▶ **MATERIAL**:
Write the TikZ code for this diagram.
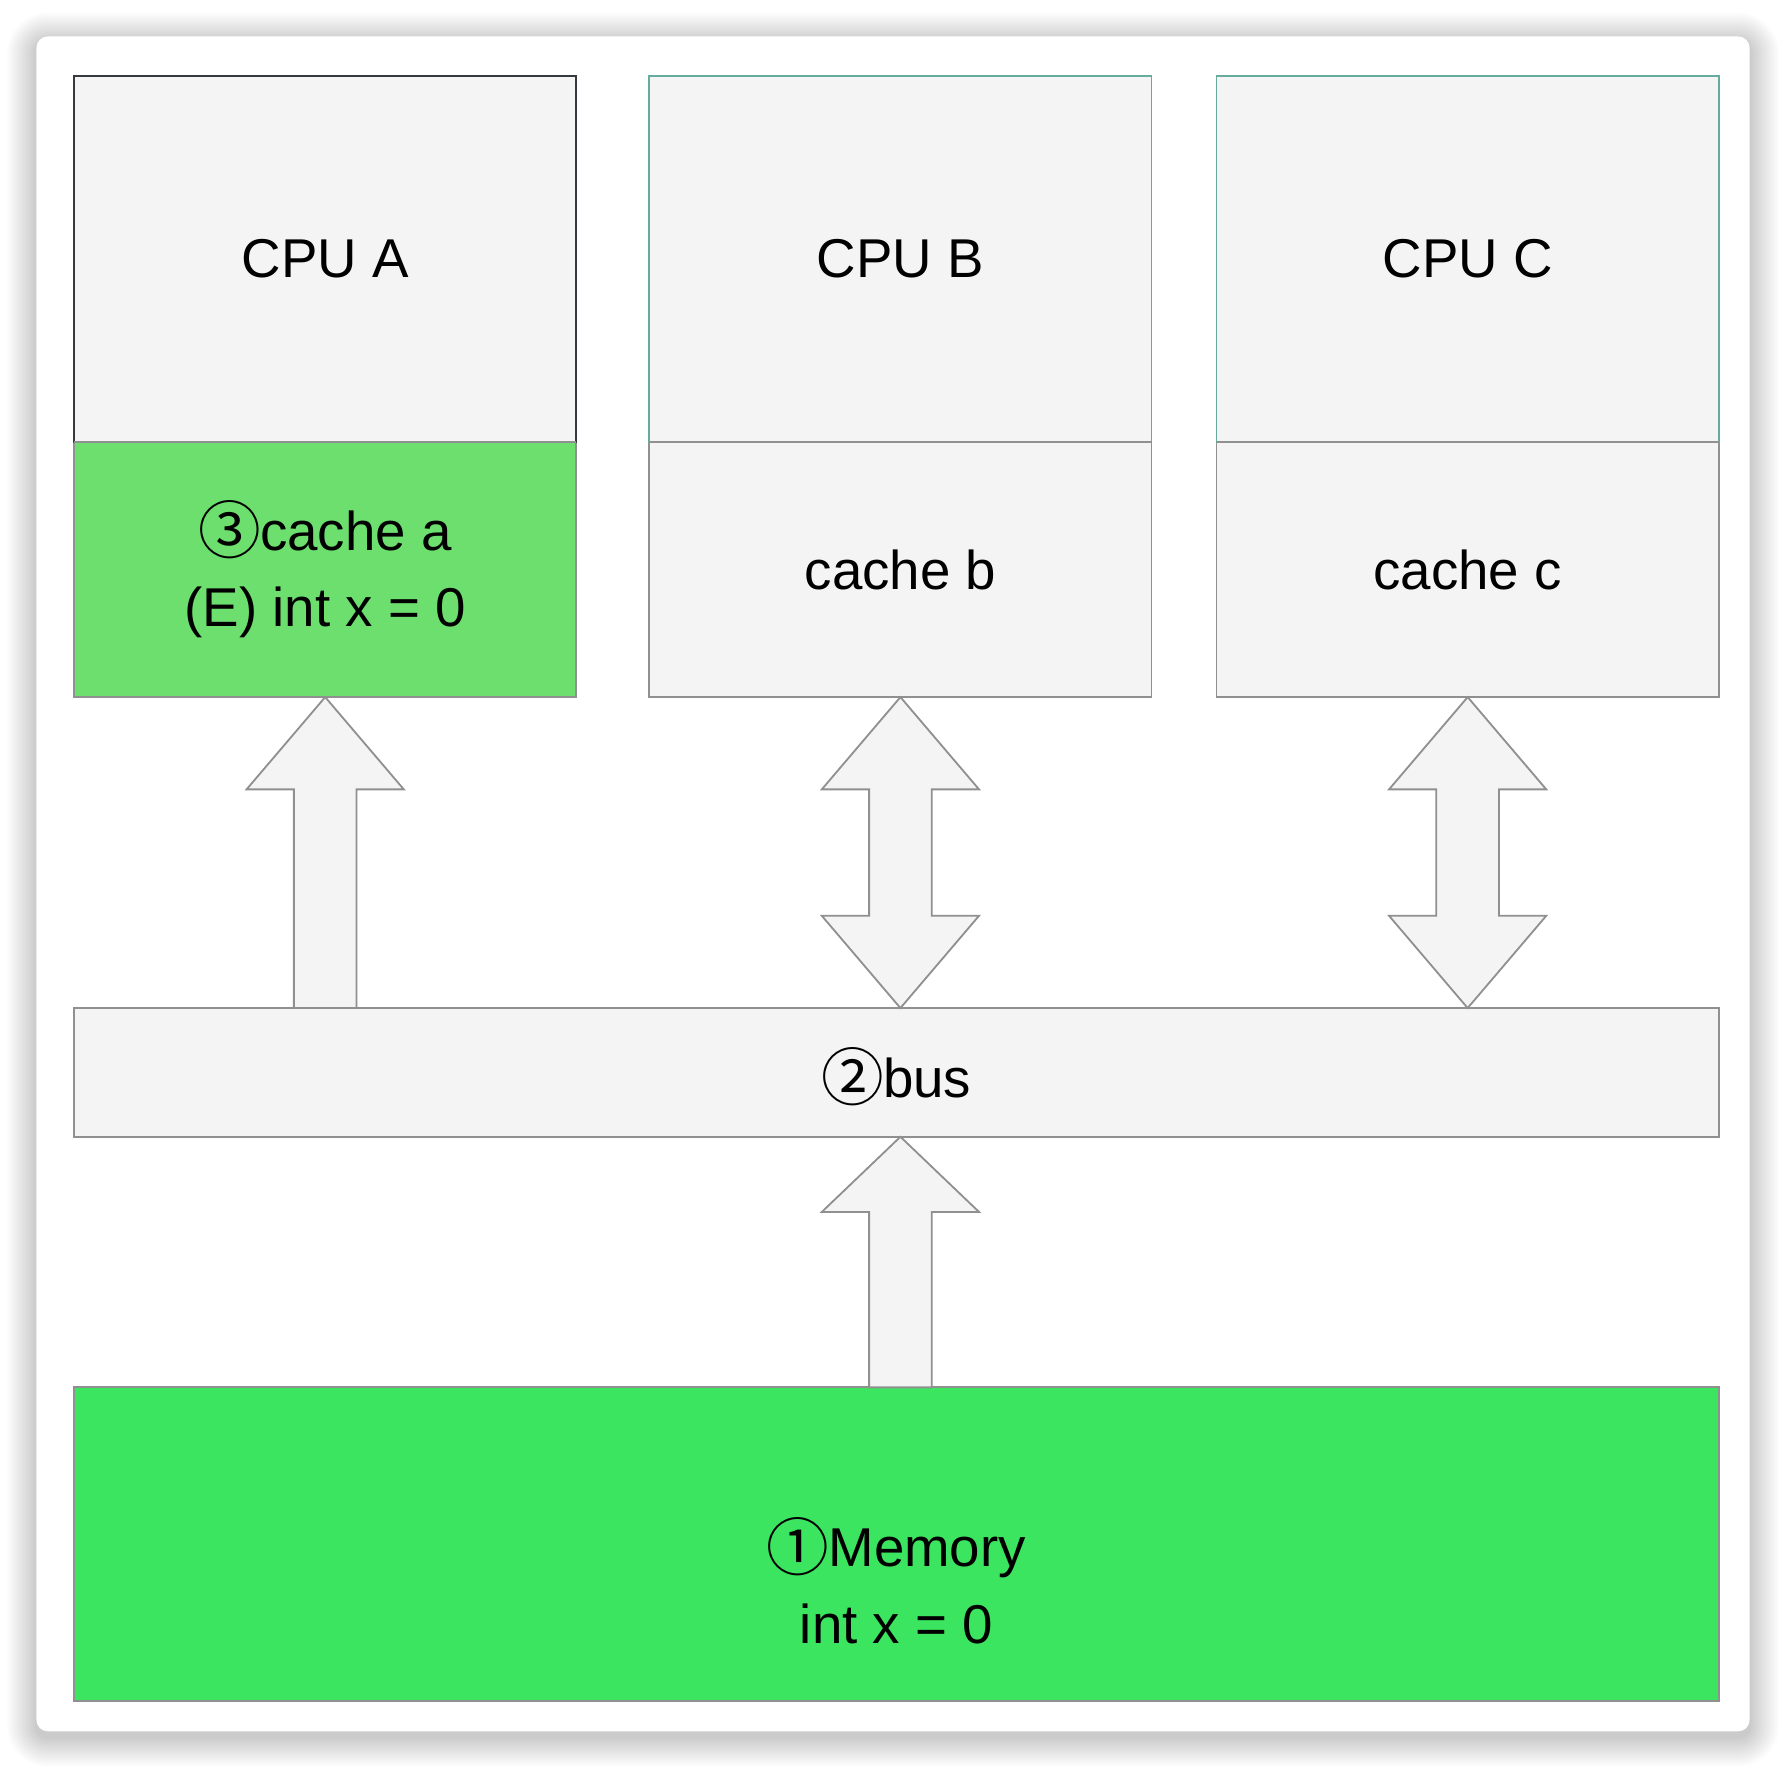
\documentclass[tikz,border=0pt]{standalone}
\usepackage{fontspec}
\setmainfont{Liberation Sans}
\newfontfamily\cjk{Noto Sans CJK SC}
\usetikzlibrary{calc}
\definecolor{cpuF}{HTML}{F4F4F4}
\definecolor{darkB}{HTML}{36393D}
\definecolor{tealB}{HTML}{67AB9F}
\definecolor{grayB}{HTML}{909090}
\definecolor{cacheG}{HTML}{6DDF6E}
\definecolor{memG}{HTML}{3BE55F}
\newcommand\circd[1]{\raisebox{-3pt}{\cjk\fontsize{55}{67}\selectfont #1}\kern-1pt}
% single up block arrow: #1 tip, #2 base, #3 head length
\newcommand\uparrowshape[3]{%
  \draw[blockarrow] let \p1=(#1), \p2=(#2) in
   (\x1,\y1) -- (\x1+69pt,\y1-#3) -- (\x1+27.5pt,\y1-#3) -- (\x1+27.5pt,\y2)
   -- (\x1-27.5pt,\y2) -- (\x1-27.5pt,\y1-#3) -- (\x1-69pt,\y1-#3) -- cycle;}
% double vertical block arrow: #1 top tip, #2 bottom tip, #3 head length
\newcommand\dblarrowshape[3]{%
  \draw[blockarrow] let \p1=(#1), \p2=(#2) in
   (\x1,\y1) -- (\x1+69pt,\y1-#3) -- (\x1+27.5pt,\y1-#3) -- (\x1+27.5pt,\y2+#3)
   -- (\x1+69pt,\y2+#3) -- (\x1,\y2) -- (\x1-69pt,\y2+#3) -- (\x1-27.5pt,\y2+#3)
   -- (\x1-27.5pt,\y1-#3) -- (\x1-69pt,\y1-#3) -- cycle;}
\tikzset{
  box/.style={rectangle, anchor=north west, inner sep=0pt, outer sep=0pt,
    line width=1.6pt, font=\fontsize{48}{67}\selectfont, align=center, text=black},
  cpubox/.style={box, fill=cpuF, draw=#1, minimum width=441pt, minimum height=321pt},
  cachebox/.style={box, fill=#1, draw=grayB, minimum width=441pt, minimum height=224pt},
  blockarrow/.style={draw=grayB, fill=cpuF, line width=1.6pt, line join=miter},
  txt/.style={inner sep=0pt, font=\fontsize{48}{67}\selectfont, align=center}
}
\begin{document}
\begin{tikzpicture}[x=1pt,y=-1pt]
\useasboundingbox[fill=white] (0,0) rectangle (1568,1552);
% card shadow (soft, layered)
\foreach \i in {1,...,26}{
  \fill[black, opacity=0.009, rounded corners={10pt+\i pt}]
    (32-\i, 37-\i) rectangle (1536+\i, 1525+\i);
}
% card
\fill[white, rounded corners=10pt] (32,32) rectangle (1536,1520);

% caches first so CPU borders sit on top
\node[cachebox=cacheG] (cacheA) at (65,388) {\circd{③}cache a\\(E) int x = 0};
\node[cachebox=cpuF] (cacheB) at (570,388) {cache b};
\node[cachebox=cpuF] (cacheC) at (1068,388) {cache c};

\node[cpubox=darkB] (cpuA) at (65,67) {CPU A};
\node[cpubox=tealB] (cpuB) at (570,67) {CPU B};
\node[cpubox=tealB] (cpuC) at (1068,67) {CPU C};
\draw[grayB, line width=1.6pt] (cpuA.south west) -- (cpuA.south east);
\draw[grayB, line width=1.6pt] (cpuB.south west) -- (cpuB.south east);
\draw[grayB, line width=1.6pt] (cpuC.south west) -- (cpuC.south east);

\node[box, fill=cpuF, draw=grayB, minimum width=1444pt, minimum height=113pt] (bus) at (65,885) {};
\node[txt] (bustxt) at ($(bus.center)+(0,4)$) {\circd{②}bus};

\node[box, fill=memG, draw=grayB, minimum width=1444pt, minimum height=275pt] (mem) at (65,1218) {};
\node[txt] (memtxt) at ($(mem.center)+(0,32)$) {\circd{①}Memory\\int x = 0};

% block arrows
\uparrowshape{cacheA.south}{cacheA.south |- bus.north}{81pt}
\dblarrowshape{cacheB.south}{cacheB.south |- bus.north}{81pt}
\dblarrowshape{cacheC.south}{cacheC.south |- bus.north}{81pt}
\uparrowshape{cacheB.south |- bus.south}{cacheB.south |- mem.north}{66pt}
\end{tikzpicture}
\end{document}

▶ **INSTRUCTION**: Drop the images and repeat the data exactly.

▶ **RESULT FOR THIS EXERCISE**:
Write the TikZ code for this diagram.
\documentclass[tikz,border=0pt]{standalone}
\usepackage{fontspec}
\setmainfont{Liberation Sans}
\newfontfamily\cjk{Noto Sans CJK SC}
\usetikzlibrary{calc}
\definecolor{cpuF}{HTML}{F4F4F4}
\definecolor{darkB}{HTML}{36393D}
\definecolor{tealB}{HTML}{67AB9F}
\definecolor{grayB}{HTML}{909090}
\definecolor{cacheG}{HTML}{6DDF6E}
\definecolor{memG}{HTML}{3BE55F}
\newcommand\circd[1]{\raisebox{-3pt}{\cjk\fontsize{55}{67}\selectfont #1}\kern-1pt}
% single up block arrow: #1 tip, #2 base, #3 head length
\newcommand\uparrowshape[3]{%
  \draw[blockarrow] let \p1=(#1), \p2=(#2) in
   (\x1,\y1) -- (\x1+69pt,\y1-#3) -- (\x1+27.5pt,\y1-#3) -- (\x1+27.5pt,\y2)
   -- (\x1-27.5pt,\y2) -- (\x1-27.5pt,\y1-#3) -- (\x1-69pt,\y1-#3) -- cycle;}
% double vertical block arrow: #1 top tip, #2 bottom tip, #3 head length
\newcommand\dblarrowshape[3]{%
  \draw[blockarrow] let \p1=(#1), \p2=(#2) in
   (\x1,\y1) -- (\x1+69pt,\y1-#3) -- (\x1+27.5pt,\y1-#3) -- (\x1+27.5pt,\y2+#3)
   -- (\x1+69pt,\y2+#3) -- (\x1,\y2) -- (\x1-69pt,\y2+#3) -- (\x1-27.5pt,\y2+#3)
   -- (\x1-27.5pt,\y1-#3) -- (\x1-69pt,\y1-#3) -- cycle;}
\tikzset{
  box/.style={rectangle, anchor=north west, inner sep=0pt, outer sep=0pt,
    line width=1.6pt, font=\fontsize{48}{67}\selectfont, align=center, text=black},
  cpubox/.style={box, fill=cpuF, draw=#1, minimum width=441pt, minimum height=321pt},
  cachebox/.style={box, fill=#1, draw=grayB, minimum width=441pt, minimum height=224pt},
  blockarrow/.style={draw=grayB, fill=cpuF, line width=1.6pt, line join=miter},
  txt/.style={inner sep=0pt, font=\fontsize{48}{67}\selectfont, align=center}
}
\begin{document}
\begin{tikzpicture}[x=1pt,y=-1pt]
\useasboundingbox[fill=white] (0,0) rectangle (1568,1552);
% card shadow (soft, layered)
\foreach \i in {1,...,26}{
  \fill[black, opacity=0.009, rounded corners={10pt+\i pt}]
    (32-\i, 37-\i) rectangle (1536+\i, 1525+\i);
}
% card
\fill[white, rounded corners=10pt] (32,32) rectangle (1536,1520);

% caches first so CPU borders sit on top
\node[cachebox=cacheG] (cacheA) at (65,388) {\circd{③}cache a\\(E) int x = 0};
\node[cachebox=cpuF] (cacheB) at (570,388) {cache b};
\node[cachebox=cpuF] (cacheC) at (1068,388) {cache c};

\node[cpubox=darkB] (cpuA) at (65,67) {CPU A};
\node[cpubox=tealB] (cpuB) at (570,67) {CPU B};
\node[cpubox=tealB] (cpuC) at (1068,67) {CPU C};
\draw[grayB, line width=1.6pt] (cpuA.south west) -- (cpuA.south east);
\draw[grayB, line width=1.6pt] (cpuB.south west) -- (cpuB.south east);
\draw[grayB, line width=1.6pt] (cpuC.south west) -- (cpuC.south east);

\node[box, fill=cpuF, draw=grayB, minimum width=1444pt, minimum height=113pt] (bus) at (65,885) {};
\node[txt] (bustxt) at ($(bus.center)+(0,4)$) {\circd{②}bus};

\node[box, fill=memG, draw=grayB, minimum width=1444pt, minimum height=275pt] (mem) at (65,1218) {};
\node[txt] (memtxt) at ($(mem.center)+(0,32)$) {\circd{①}Memory\\int x = 0};

% block arrows
\uparrowshape{cacheA.south}{cacheA.south |- bus.north}{81pt}
\dblarrowshape{cacheB.south}{cacheB.south |- bus.north}{81pt}
\dblarrowshape{cacheC.south}{cacheC.south |- bus.north}{81pt}
\uparrowshape{cacheB.south |- bus.south}{cacheB.south |- mem.north}{66pt}
\end{tikzpicture}
\end{document}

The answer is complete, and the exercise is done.